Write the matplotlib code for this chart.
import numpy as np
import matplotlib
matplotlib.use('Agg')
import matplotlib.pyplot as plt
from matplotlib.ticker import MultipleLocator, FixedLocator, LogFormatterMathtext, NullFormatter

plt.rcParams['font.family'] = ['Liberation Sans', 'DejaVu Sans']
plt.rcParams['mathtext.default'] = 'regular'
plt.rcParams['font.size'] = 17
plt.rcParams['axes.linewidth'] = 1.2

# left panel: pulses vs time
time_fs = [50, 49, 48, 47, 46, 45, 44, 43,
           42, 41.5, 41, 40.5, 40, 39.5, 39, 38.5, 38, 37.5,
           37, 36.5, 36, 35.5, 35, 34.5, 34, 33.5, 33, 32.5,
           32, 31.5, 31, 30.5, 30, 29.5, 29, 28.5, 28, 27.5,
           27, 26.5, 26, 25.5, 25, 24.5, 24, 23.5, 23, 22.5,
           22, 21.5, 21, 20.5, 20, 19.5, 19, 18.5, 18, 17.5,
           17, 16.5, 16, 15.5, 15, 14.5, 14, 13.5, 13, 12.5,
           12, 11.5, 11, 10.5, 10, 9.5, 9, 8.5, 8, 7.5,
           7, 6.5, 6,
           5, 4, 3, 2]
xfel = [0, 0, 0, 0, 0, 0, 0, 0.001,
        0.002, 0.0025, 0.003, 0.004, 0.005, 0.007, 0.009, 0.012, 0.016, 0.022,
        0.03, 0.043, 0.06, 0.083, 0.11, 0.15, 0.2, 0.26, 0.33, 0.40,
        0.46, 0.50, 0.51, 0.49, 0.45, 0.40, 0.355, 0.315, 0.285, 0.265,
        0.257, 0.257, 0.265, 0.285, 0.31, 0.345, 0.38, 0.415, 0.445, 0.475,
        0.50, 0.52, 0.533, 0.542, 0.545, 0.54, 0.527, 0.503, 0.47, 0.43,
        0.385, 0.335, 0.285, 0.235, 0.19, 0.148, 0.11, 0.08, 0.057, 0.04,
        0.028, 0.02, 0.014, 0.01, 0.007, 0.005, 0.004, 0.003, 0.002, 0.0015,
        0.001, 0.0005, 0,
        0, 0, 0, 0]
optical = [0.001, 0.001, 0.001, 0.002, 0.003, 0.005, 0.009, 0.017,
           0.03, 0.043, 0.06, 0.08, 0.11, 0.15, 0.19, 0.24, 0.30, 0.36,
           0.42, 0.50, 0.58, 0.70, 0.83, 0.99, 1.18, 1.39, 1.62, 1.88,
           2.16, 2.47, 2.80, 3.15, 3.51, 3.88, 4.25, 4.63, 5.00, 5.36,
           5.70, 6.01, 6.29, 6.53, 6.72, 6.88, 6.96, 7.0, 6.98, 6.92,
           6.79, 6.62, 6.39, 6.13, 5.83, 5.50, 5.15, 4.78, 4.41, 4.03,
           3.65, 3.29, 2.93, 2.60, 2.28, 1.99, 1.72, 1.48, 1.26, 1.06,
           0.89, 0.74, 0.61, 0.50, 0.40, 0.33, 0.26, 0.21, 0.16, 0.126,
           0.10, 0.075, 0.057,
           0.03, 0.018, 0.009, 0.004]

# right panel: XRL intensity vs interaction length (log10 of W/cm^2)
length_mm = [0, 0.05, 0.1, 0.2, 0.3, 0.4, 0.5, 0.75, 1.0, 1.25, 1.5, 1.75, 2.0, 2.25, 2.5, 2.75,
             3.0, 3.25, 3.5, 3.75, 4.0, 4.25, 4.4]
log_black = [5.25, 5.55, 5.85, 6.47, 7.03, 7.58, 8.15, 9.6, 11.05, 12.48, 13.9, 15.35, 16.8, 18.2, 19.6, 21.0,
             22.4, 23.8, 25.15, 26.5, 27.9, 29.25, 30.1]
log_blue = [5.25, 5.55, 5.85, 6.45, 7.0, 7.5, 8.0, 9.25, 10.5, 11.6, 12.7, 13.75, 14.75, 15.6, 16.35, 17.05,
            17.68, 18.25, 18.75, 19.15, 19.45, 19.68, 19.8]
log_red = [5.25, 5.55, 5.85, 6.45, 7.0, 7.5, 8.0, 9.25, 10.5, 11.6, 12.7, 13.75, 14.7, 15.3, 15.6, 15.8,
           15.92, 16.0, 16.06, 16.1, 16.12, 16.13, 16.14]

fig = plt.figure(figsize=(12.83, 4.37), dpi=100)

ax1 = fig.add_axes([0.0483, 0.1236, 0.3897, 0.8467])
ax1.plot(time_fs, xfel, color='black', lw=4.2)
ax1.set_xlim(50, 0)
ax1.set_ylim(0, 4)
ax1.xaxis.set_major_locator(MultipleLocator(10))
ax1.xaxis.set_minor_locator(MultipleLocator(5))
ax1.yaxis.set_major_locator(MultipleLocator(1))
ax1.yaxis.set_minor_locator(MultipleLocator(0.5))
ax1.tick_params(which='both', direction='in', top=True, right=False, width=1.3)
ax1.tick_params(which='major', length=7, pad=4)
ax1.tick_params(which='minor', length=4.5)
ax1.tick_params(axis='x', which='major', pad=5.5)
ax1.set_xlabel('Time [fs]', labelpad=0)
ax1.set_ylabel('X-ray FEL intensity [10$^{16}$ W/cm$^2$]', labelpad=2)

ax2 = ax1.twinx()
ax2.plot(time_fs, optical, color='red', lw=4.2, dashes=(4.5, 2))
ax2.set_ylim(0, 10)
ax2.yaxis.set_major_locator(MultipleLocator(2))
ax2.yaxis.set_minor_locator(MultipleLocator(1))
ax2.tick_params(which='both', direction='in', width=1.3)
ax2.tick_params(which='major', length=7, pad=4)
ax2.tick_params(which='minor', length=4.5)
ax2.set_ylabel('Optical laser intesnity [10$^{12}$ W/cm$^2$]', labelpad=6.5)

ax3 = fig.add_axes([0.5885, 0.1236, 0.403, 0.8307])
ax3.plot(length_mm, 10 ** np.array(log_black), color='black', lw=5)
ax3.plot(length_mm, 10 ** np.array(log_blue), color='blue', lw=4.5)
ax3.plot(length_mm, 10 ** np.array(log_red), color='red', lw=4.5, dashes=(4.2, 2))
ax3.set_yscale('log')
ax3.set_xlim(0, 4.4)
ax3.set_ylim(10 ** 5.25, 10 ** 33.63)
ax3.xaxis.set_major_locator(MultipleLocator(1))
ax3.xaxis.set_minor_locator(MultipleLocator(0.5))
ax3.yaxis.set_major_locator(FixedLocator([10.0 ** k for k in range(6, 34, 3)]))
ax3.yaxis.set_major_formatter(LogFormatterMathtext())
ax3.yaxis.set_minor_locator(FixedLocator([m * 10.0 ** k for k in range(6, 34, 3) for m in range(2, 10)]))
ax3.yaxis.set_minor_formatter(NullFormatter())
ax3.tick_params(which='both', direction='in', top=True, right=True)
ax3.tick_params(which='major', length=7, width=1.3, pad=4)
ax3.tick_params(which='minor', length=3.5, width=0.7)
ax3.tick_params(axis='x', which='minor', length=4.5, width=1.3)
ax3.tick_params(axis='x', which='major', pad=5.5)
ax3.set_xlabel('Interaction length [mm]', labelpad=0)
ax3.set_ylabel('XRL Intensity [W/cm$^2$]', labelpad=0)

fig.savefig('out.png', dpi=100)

———

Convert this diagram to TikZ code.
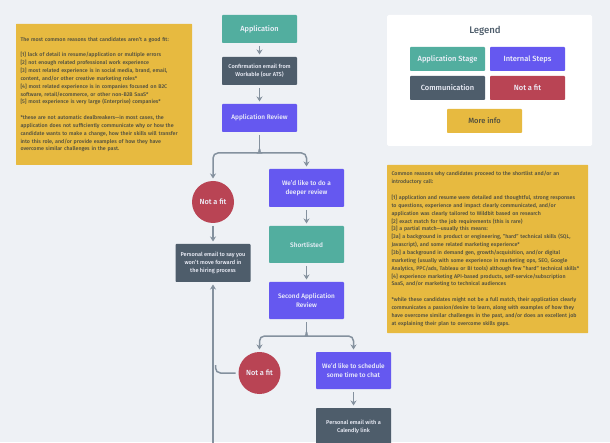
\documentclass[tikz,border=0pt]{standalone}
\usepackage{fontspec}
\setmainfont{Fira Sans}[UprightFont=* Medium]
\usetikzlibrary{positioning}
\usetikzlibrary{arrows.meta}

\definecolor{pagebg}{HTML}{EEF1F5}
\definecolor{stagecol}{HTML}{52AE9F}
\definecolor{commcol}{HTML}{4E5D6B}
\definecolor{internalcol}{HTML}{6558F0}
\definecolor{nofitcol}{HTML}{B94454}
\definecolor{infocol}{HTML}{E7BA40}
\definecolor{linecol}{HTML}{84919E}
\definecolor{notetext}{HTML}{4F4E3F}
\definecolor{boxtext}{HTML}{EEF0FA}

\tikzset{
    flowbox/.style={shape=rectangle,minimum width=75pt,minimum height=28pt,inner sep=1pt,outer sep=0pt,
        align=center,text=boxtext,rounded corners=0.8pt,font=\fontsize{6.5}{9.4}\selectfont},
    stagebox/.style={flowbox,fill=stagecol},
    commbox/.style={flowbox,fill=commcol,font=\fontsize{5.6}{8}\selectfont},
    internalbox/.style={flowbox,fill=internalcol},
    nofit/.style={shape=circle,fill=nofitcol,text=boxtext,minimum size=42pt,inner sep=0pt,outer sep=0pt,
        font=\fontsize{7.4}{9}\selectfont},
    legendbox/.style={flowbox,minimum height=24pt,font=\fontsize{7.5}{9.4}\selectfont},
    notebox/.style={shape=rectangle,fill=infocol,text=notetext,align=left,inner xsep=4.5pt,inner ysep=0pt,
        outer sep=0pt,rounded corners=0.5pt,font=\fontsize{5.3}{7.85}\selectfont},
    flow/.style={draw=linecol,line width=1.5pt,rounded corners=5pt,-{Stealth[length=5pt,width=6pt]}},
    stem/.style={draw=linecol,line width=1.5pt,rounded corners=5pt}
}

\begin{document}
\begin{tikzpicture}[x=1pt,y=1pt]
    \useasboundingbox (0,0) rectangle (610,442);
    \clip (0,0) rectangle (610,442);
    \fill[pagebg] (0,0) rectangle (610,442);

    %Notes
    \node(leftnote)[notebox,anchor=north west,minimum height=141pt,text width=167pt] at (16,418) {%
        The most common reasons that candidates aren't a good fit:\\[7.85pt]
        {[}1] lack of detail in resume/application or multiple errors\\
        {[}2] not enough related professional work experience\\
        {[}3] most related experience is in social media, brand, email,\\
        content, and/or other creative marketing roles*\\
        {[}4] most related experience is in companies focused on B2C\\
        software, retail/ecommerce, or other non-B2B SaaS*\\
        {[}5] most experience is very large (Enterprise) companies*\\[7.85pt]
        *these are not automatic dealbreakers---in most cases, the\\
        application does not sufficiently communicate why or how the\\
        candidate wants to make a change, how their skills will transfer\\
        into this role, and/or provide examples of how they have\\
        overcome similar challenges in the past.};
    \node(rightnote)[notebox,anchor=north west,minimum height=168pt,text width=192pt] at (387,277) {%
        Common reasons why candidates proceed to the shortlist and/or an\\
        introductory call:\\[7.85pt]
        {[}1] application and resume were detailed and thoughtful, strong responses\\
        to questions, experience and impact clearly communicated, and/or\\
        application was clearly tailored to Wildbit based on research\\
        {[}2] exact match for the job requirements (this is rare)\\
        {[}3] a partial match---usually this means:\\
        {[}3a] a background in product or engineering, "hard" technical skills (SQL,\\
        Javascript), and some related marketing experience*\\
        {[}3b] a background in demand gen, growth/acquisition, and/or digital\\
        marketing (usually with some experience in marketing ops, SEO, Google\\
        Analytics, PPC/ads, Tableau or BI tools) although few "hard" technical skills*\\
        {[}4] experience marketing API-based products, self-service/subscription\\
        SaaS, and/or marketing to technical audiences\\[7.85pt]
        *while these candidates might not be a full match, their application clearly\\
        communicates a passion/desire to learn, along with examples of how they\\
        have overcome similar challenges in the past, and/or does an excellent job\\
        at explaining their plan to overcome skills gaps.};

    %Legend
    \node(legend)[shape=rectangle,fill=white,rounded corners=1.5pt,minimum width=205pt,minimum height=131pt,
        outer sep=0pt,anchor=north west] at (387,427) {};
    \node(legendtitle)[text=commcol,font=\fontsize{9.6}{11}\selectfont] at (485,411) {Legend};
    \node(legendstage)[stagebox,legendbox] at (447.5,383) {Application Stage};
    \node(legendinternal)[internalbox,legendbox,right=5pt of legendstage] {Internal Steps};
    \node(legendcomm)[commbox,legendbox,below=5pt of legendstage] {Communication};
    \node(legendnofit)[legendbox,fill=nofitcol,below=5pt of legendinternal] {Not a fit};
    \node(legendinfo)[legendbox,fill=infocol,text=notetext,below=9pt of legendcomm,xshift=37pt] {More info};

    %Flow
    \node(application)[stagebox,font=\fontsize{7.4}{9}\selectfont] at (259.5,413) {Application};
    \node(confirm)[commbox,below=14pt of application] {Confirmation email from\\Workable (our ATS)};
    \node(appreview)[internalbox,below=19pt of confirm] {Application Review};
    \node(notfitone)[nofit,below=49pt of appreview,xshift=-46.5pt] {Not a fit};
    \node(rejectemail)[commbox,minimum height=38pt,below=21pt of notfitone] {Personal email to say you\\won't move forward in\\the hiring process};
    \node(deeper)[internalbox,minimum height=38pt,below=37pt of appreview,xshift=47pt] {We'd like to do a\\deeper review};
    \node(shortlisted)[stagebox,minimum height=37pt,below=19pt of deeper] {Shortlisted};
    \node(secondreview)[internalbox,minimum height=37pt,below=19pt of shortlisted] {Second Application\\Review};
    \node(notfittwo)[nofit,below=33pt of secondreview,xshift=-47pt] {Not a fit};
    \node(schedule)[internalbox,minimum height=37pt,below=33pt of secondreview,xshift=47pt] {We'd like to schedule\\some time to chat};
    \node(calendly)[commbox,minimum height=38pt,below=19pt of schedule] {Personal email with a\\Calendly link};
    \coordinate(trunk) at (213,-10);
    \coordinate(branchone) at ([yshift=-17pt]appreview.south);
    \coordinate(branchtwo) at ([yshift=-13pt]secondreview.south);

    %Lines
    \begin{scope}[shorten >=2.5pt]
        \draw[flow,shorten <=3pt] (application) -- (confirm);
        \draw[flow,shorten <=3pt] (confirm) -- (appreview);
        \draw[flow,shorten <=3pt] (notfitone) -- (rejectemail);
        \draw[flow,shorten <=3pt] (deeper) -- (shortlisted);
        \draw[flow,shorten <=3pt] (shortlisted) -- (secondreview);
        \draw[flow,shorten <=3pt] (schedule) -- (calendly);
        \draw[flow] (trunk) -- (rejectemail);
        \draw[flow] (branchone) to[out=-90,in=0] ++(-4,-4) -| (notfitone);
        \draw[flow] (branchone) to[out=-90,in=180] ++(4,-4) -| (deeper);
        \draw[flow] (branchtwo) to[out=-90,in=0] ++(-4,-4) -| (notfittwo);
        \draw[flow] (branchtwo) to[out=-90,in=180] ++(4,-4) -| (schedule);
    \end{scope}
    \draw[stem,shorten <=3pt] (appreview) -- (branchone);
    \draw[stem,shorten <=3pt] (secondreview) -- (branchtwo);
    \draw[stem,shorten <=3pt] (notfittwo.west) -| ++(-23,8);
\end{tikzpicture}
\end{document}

———

Give again, word for word, only the lines running from the line with "Write the matplotlib code for this chart." through the line with "from matplotlib.ticker import"; include both of those lines.

▸ **Reply to the exercise**
Write the matplotlib code for this chart.
import numpy as np
import matplotlib
matplotlib.use('Agg')
import matplotlib.pyplot as plt
from matplotlib.ticker import MultipleLocator, FixedLocator, LogFormatterMathtext, NullFormatter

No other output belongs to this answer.